Tuesday, 14 January 2025

Prestige Class: Actor

I love Buster Keaton



The actors are an ancient organisation that long predate the Barony. There are records of their performances dating from before the Old Kingdom, and for many centuries their school was located there. When the Kingdom was destroyed, the actors came to the Baronial Capital and reestablished themselves in a building gifted to them by the academies.

They are instantly recognisable in their pale makeup and dark clothing. People love actors, and many people are afraid of them. Their plays are famously recursive; each of the standards is written such that it neatly frames the next, and new plays are always written in this format. In this way the performance never ends, and all stories, all comedy and pathos, all deaths and births, all tragedies and triumphs; all of them are merely the pre-conditional framing for what is still to come. 

There aren't many graduates, and the school is notoriously demanding of its students. Some die in the training, and the people who emerge are not the same people that enter. Trained actors tend to serve as advisors for various powerful interests, and there are several in the employ of the Baroness. Their unique skills in mimicry and mockery, and their odd, flexible minds make them excellent analysts, spies, information gatherers, and interrogators.






ACTOR


Requirements: Specialist AB, Artist AB, CHAR 16.

In order to train as an Actor, you must present yourself to the school in the Baronial Capital and submit yourself to the exam. This will cost 2000s (not refunded if you are refused) - make a difficult Performance check derived from CHAR. If you succeed, you may train at the school after paying the tuition: 6000s. If you fail you are refused. If you fail badly, you lose 1 CHAR permanently as you are laughed out by the judges. If you crit, you are accepted and the staff enthusiastically waive your tuition fee.

After one year of intensive training, you emerge from the school with your new class. You lose all of your old templates, which, since you were an Artist, means that you killed or otherwise destroyed your bonded entity. Other Artists will hate you, and most entities will be scared of you. You cannot gain new templates once you become an Actor. 

In return, you gain the following:

Skills: performance, sleight of hand, acrobatics, comic timing. 

Gear: prop sword, prop dagger, greasepaint. 

A: An Actor Prepares.

An Actor Prepares: If you have access to greasepaint, you may spend time getting in character. When getting in character, you choose templates from other people that you have had at least one day to observe closely. Once you are in character, you have those templates until you choose to get out of character by removing your greasepaint. You cannot take Artist or Academic templates, but all others are available for you to mimic.

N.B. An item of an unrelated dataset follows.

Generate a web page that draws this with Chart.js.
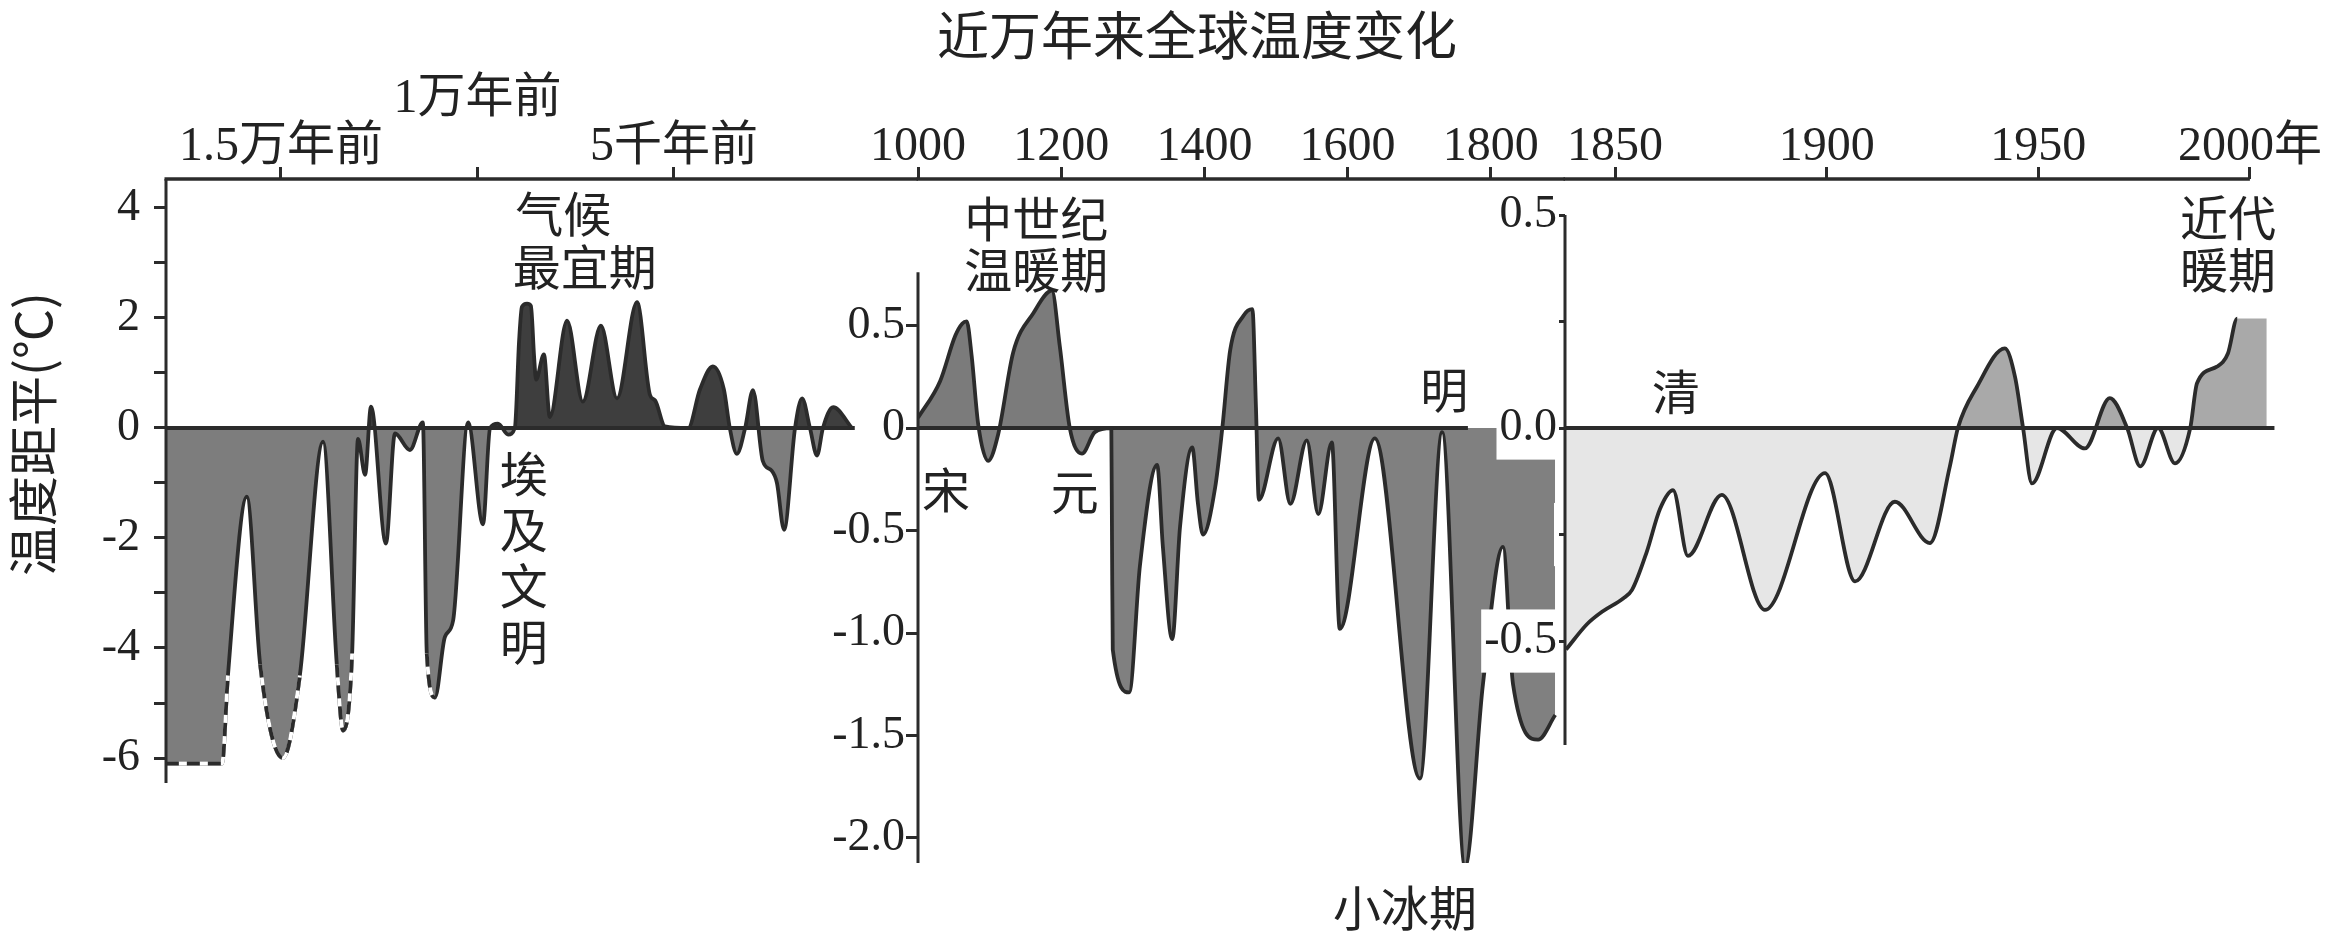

You may take a maximum of four templates, and you must have at least one A template before taking a B template, one B before a C, and once C before a D. You may take multiple A templates if you wish. Getting in characer takes: 

  • 10 seconds per A template.
  • 30 seconds per B template.
  • 1 minute per C template.
  • 10 minutes per D template.

You receive all bonuses from templates that you take on this way, including HP bonuses, but you lose these when you come out of character. The templates that you receive are identical to the originals, with the following exceptions:

  • You can only ever use prop swords and prop daggers. Prop swords count as d4 clubs, and prop daggers do d2 damage. You may never wear armour or use a shield. 
  • White Ape: you don't receive natural weapons as part of your A Template.
  • Folk Hero: you don't need 14 STR to access these templates. You don't get a hireling as part of your C template, but you have permanent access to the associated benefits for your Trance of Labour
  • Elf-Friend: you don't attract motes as usual. Instead you always have one mote per template in this class, which are not spent when you use them. These motes are invisible, do not give off light, and do not heal fear damage for your party.
While you are in character you are immune to mental effects (magical and mundane), do not need to sleep, cannot be magically aged, have natural armour equivalent to chain, and roll twice on the death and dismemberment table (+1 for each class feature that lets you roll twice), choosing the result that you apply. 





Design Notes: I have no idea how strong these are - I suspect very, because of the flexibility, but also they are limited to shitty weapons and chain without a shield. They will be relying on their death and dismemberment ability for survival I think. It's also ok for a prestige class to be strong relative to the others, and the requirements are a pain in the ass. They are also just a base adventurer if they can't get in character in time. 

The flavour is somewhere between horror clown and mime/silent actor. I was also just thinking about how insane it is that Buster did his stunts 100 percent for real. In my head all magic-type effects (and other weird stuff like drinking petrol for food) that Actors get from their borrowed templates can be not-very-convincingly (as in not convincing in-universe) explained as elaborate sleight of hand and commitment to the bit. The obvious subtext that there is something really fucking weird about Actors is the perpetual elephant in the room. What happened to their entities?!

Thanks to Josie for getting me thinking about prestige classes in the first place.